Accession number: 75.H.29
Date: before 1947
Materials: fibre,swamp flag;
Measurements: 75 cm L x 36 cm W x 4 cm H x 10 cm ThickWidth of wreath is 12cm; centre hole is 12cm
This horse collar was probably made by Mr. Charles Aubry Patriquin (1864-1947) who was a harness maker, naturalist, fruit grower, Town Council member, and in 1927 purchased the house the Randall House Museum now occupies. Charles' father, James G. Patriquin (1837-1882), built 2 harness making shops on Main Street, Wolfville in 1863. On his father's death, the young eighteen year old Charles took over the family business.
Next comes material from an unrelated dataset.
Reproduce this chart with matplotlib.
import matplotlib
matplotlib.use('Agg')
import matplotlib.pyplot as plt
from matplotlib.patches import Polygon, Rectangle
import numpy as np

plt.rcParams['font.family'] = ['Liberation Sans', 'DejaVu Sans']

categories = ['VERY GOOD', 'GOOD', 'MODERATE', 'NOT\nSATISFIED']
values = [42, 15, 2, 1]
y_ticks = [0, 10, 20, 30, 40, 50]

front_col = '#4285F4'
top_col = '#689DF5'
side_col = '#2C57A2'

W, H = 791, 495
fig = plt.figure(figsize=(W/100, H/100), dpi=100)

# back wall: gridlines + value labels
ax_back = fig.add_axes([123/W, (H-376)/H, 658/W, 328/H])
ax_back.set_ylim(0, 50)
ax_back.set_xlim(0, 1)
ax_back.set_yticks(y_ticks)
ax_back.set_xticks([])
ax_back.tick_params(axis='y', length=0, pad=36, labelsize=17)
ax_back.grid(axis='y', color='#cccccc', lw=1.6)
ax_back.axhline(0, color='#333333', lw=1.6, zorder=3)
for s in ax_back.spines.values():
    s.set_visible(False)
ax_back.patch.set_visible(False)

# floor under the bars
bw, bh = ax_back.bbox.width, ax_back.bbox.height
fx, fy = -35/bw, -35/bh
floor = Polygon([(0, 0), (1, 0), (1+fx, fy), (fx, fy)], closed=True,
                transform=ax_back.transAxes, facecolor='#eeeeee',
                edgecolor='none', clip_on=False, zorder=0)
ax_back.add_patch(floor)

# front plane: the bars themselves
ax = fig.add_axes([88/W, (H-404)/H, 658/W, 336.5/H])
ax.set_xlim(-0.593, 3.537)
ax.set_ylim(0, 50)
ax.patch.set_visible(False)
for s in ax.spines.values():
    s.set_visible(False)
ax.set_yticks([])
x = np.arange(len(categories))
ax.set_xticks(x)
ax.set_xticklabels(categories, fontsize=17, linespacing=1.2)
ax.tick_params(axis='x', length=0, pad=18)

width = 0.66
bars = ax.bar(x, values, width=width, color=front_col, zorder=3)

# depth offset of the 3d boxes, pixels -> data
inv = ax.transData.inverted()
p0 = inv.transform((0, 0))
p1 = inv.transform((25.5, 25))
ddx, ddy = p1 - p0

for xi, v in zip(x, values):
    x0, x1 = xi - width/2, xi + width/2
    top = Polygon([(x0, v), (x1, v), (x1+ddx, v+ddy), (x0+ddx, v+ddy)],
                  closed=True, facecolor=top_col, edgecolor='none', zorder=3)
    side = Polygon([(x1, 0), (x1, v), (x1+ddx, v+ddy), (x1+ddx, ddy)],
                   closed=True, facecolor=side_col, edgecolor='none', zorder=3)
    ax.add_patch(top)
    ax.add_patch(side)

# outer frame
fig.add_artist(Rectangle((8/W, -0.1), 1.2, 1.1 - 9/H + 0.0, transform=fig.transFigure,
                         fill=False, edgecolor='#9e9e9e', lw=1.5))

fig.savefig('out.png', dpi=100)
An article in "The Acadian" dated May 6, 1887, describes the harness shop as being stocked with "quality harnesses, lap-spreads, horse boots", and a "rush team collar" that was a novelty item and "claimed to be far the best thing made". The term "rush" indicates any one of a number of aquatic or marsh plants, which could include "swamp flag". In 1899, Charles Patriquin married Sarah Craig. James Graham Patriquin was born in Tatamagouche and married Matilda Pick of Wolfville. They lived on Gaspereau Avenue and had 5 children including Charles.
Description: Long oblong collar, with centre opening 12cm wide; four or five braids of swamp flag leaves make up one wreath of the collar; another single braid is fastened on top of the main wreath; black rubber is "sewn" on top of the collar with twine halfway down each side of the collar; centre opening is narrower at the top.
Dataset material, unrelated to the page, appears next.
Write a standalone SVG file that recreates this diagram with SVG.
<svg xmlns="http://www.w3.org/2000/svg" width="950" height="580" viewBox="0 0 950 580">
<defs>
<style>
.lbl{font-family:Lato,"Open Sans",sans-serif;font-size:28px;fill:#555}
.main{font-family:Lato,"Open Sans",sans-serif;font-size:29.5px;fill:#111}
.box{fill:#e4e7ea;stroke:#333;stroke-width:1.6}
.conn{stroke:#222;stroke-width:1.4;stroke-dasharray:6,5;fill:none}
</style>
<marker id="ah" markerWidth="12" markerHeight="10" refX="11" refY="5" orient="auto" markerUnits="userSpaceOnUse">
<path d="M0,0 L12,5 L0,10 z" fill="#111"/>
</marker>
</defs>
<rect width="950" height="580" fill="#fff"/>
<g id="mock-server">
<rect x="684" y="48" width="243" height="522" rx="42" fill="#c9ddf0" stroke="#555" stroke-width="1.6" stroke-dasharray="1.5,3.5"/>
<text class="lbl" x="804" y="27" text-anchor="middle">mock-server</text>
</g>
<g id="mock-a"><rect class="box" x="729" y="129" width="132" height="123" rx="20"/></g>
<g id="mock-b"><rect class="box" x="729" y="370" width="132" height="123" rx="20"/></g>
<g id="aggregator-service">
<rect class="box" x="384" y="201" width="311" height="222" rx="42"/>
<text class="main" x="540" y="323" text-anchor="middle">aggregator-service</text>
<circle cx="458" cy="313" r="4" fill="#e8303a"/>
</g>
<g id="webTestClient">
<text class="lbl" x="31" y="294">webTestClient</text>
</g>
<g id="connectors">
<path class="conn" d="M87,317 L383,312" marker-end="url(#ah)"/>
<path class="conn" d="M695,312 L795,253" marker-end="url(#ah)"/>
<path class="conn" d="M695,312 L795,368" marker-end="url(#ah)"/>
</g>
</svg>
History of Use: Padded horse collars encircle the horse's neck and are part of the harness that the animal presses against to help move a wagon or plough. Usually made of leather and stuffed with straw or horsehair, this item was more economically made from braided Iris Virginica, a bog plant that grows locally in abundance. "Swamp flag", as it is commonly known, grows on boggy slopes near ponds, wetlands or other bodies of water.